• _Source data_
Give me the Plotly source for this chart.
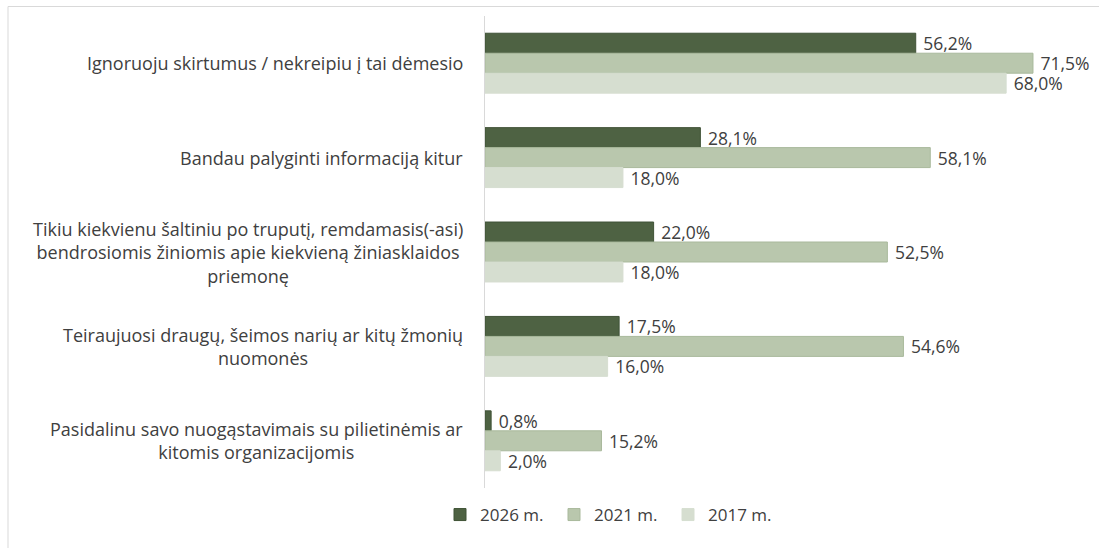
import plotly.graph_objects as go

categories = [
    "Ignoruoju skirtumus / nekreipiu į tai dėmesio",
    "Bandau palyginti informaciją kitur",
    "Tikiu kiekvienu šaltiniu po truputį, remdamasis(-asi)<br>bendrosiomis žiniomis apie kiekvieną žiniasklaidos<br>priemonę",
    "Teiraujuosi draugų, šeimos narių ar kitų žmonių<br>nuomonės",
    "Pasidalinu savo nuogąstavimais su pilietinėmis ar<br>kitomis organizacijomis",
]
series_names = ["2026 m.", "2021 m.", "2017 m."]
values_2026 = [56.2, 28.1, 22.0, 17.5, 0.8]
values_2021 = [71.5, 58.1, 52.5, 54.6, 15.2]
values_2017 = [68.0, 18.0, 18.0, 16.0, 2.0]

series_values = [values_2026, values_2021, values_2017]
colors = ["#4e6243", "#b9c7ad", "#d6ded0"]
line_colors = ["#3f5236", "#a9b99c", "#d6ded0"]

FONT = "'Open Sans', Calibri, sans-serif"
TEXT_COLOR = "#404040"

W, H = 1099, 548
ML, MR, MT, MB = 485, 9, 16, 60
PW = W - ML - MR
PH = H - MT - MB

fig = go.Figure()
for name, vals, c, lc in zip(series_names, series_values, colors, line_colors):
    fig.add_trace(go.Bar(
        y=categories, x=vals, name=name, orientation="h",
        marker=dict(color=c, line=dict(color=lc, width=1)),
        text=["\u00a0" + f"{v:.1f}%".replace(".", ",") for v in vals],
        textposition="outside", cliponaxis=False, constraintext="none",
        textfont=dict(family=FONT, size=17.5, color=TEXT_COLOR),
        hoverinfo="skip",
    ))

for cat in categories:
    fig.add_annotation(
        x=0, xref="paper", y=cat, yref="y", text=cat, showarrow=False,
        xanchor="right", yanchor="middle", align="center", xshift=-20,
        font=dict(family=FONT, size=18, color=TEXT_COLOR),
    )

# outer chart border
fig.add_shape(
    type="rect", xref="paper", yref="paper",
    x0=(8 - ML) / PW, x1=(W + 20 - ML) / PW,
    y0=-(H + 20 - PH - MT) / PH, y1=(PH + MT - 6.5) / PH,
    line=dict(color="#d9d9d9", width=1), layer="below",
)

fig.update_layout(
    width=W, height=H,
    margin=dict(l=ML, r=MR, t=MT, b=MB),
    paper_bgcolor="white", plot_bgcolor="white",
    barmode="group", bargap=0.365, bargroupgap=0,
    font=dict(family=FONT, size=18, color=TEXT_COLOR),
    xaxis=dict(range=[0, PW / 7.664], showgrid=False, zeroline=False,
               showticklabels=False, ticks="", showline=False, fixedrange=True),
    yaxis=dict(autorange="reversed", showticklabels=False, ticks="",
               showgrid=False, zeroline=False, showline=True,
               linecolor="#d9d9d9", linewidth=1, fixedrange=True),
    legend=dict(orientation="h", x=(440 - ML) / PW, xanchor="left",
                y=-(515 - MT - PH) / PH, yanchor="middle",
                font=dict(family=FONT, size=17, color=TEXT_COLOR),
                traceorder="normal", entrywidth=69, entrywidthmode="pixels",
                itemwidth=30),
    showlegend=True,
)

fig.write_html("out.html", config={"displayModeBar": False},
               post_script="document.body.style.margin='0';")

• _Problem requirements_
Each line of the data should be quoted exactly, with pictures left out.

• _Answer_
Give me the Plotly source for this chart.
import plotly.graph_objects as go

categories = [
    "Ignoruoju skirtumus / nekreipiu į tai dėmesio",
    "Bandau palyginti informaciją kitur",
    "Tikiu kiekvienu šaltiniu po truputį, remdamasis(-asi)<br>bendrosiomis žiniomis apie kiekvieną žiniasklaidos<br>priemonę",
    "Teiraujuosi draugų, šeimos narių ar kitų žmonių<br>nuomonės",
    "Pasidalinu savo nuogąstavimais su pilietinėmis ar<br>kitomis organizacijomis",
]
series_names = ["2026 m.", "2021 m.", "2017 m."]
values_2026 = [56.2, 28.1, 22.0, 17.5, 0.8]
values_2021 = [71.5, 58.1, 52.5, 54.6, 15.2]
values_2017 = [68.0, 18.0, 18.0, 16.0, 2.0]

series_values = [values_2026, values_2021, values_2017]
colors = ["#4e6243", "#b9c7ad", "#d6ded0"]
line_colors = ["#3f5236", "#a9b99c", "#d6ded0"]

FONT = "'Open Sans', Calibri, sans-serif"
TEXT_COLOR = "#404040"

W, H = 1099, 548
ML, MR, MT, MB = 485, 9, 16, 60
PW = W - ML - MR
PH = H - MT - MB

fig = go.Figure()
for name, vals, c, lc in zip(series_names, series_values, colors, line_colors):
    fig.add_trace(go.Bar(
        y=categories, x=vals, name=name, orientation="h",
        marker=dict(color=c, line=dict(color=lc, width=1)),
        text=["\u00a0" + f"{v:.1f}%".replace(".", ",") for v in vals],
        textposition="outside", cliponaxis=False, constraintext="none",
        textfont=dict(family=FONT, size=17.5, color=TEXT_COLOR),
        hoverinfo="skip",
    ))

for cat in categories:
    fig.add_annotation(
        x=0, xref="paper", y=cat, yref="y", text=cat, showarrow=False,
        xanchor="right", yanchor="middle", align="center", xshift=-20,
        font=dict(family=FONT, size=18, color=TEXT_COLOR),
    )

# outer chart border
fig.add_shape(
    type="rect", xref="paper", yref="paper",
    x0=(8 - ML) / PW, x1=(W + 20 - ML) / PW,
    y0=-(H + 20 - PH - MT) / PH, y1=(PH + MT - 6.5) / PH,
    line=dict(color="#d9d9d9", width=1), layer="below",
)

fig.update_layout(
    width=W, height=H,
    margin=dict(l=ML, r=MR, t=MT, b=MB),
    paper_bgcolor="white", plot_bgcolor="white",
    barmode="group", bargap=0.365, bargroupgap=0,
    font=dict(family=FONT, size=18, color=TEXT_COLOR),
    xaxis=dict(range=[0, PW / 7.664], showgrid=False, zeroline=False,
               showticklabels=False, ticks="", showline=False, fixedrange=True),
    yaxis=dict(autorange="reversed", showticklabels=False, ticks="",
               showgrid=False, zeroline=False, showline=True,
               linecolor="#d9d9d9", linewidth=1, fixedrange=True),
    legend=dict(orientation="h", x=(440 - ML) / PW, xanchor="left",
                y=-(515 - MT - PH) / PH, yanchor="middle",
                font=dict(family=FONT, size=17, color=TEXT_COLOR),
                traceorder="normal", entrywidth=69, entrywidthmode="pixels",
                itemwidth=30),
    showlegend=True,
)

fig.write_html("out.html", config={"displayModeBar": False},
               post_script="document.body.style.margin='0';")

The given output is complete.